Figure 1 : Images 3D obtenues par micro-tomographie pour les copeaux SHI-WCu SHI-CCu et SHI-BTCACu (a) et (b) du cuivre adsorbé sur les mêmes échantillons de chanvre et isolé par la méthode de soustraction d’images tomographiques acquises à deux énergies photoniques de part et d’autre du seuil K d’absorption du cuivre.

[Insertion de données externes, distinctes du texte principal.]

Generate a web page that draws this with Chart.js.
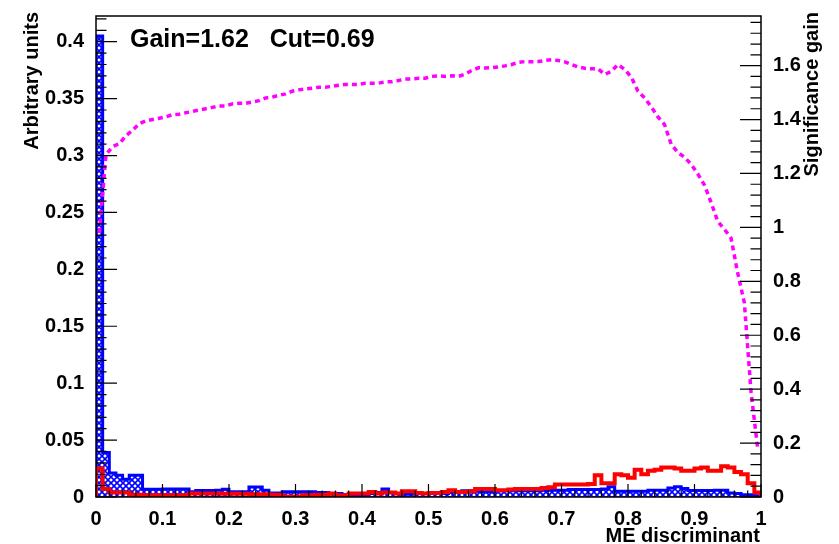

Ensuite, pour confirmer ces résultats, des cartographies de micro-fluorescence des rayons X ont été collectées sur la ligne de lumière PUMA à partir de coupes de 20 µm d’épaisseur (Figure 2). La comparaison des cartes a démontré que, dans les échantillons SHI-WCu et SHI-CCu, le cuivre était réparti sur toute la surface libre, à l’intérieur et à l’extérieur, sans zone d’accumulation préférentielle évidente. Pour SHI-BTCACu, une distribution différente du cuivre a été observée car celui-ci était plutôt localisé en périphérie de l’échantillon, en accord avec les résultats de micro-tomographie obtenus sur ANATOMIX. Le traitement des données de PUMA a permis également l’extraction d’un profil de distribution du cuivre le long d’une ligne de 15 pixels (environ 75 µm) d’épaisseur traversant l’échantillon dans le sens radial. En observant les profils, il est apparu que, pour SHI-WCu et SHI-CCu, le signal était présent dans toute la zone analysée (aire du rectangle indiquée en jaune dans la figure 2). Le métal semblait être réparti plus ou moins uniformément dans ces échantillons. Pour SHI-BTCACu, le profil de distribution du cuivre était totalement différent, caractérisé d’une part par deux zones de forte intensité dans les parties les plus externes (périphérie) de la coupe et, d’autre part, par l’absence de signal dans la partie la plus interne. Ces différences de profil de distribution du cuivre dans les copeaux corroborent les mécanismes d’adsorption différents.

Figure 2 : Cartes de micro-fluorescence X de l’élément Cu (a, c et e) et leurs profils de distribution (b, d et f) extraits des coupes internes des copeaux SHI-WCu, SHI-CCu SHI-BTCACu, et comparaison de l’intensité des profils des trois copeaux (g). La localisation de chaque profil est indiquée en jaune sur les cartes de fluorescence.

Pour conclure, l’étude a bénéficié de la complémentarité des deux techniques d’analyse : tomographie sur ANATOMIX et micro-fluorescence RX sur PUMA. La tomographie fournit des informations 3D mais elle est moins sensible aux concentrations des éléments, tandis que l’imagerie par fluorescence X est plus sensible (limite de détection inférieure) mais la reconstruction des images 3D à partir des informations obtenues en 2D est beaucoup plus complexe et coûteuse en temps.

Les différences de distribution du Cu sur les 3 types de copeaux ont permis de valider les mécanismes d’adsorption proposées, surface d’adsorption et diffusion pour SHI-W et SHI-C et chimisorption et échange d’ions pour le SHI-BTCA.

Cette connaissance précise sur les interactions Cuivre/chanvre mises en jeu est fort utile pour adapter le protocole expérimental « batch* » de dépollution des eaux industrielles à des conditions industrielles complexes.

* Un procédé « batch » désigne un traitement industriel dans lequel le produit fini est obtenu à la suite d’une série de tâches plutôt qu’en continu.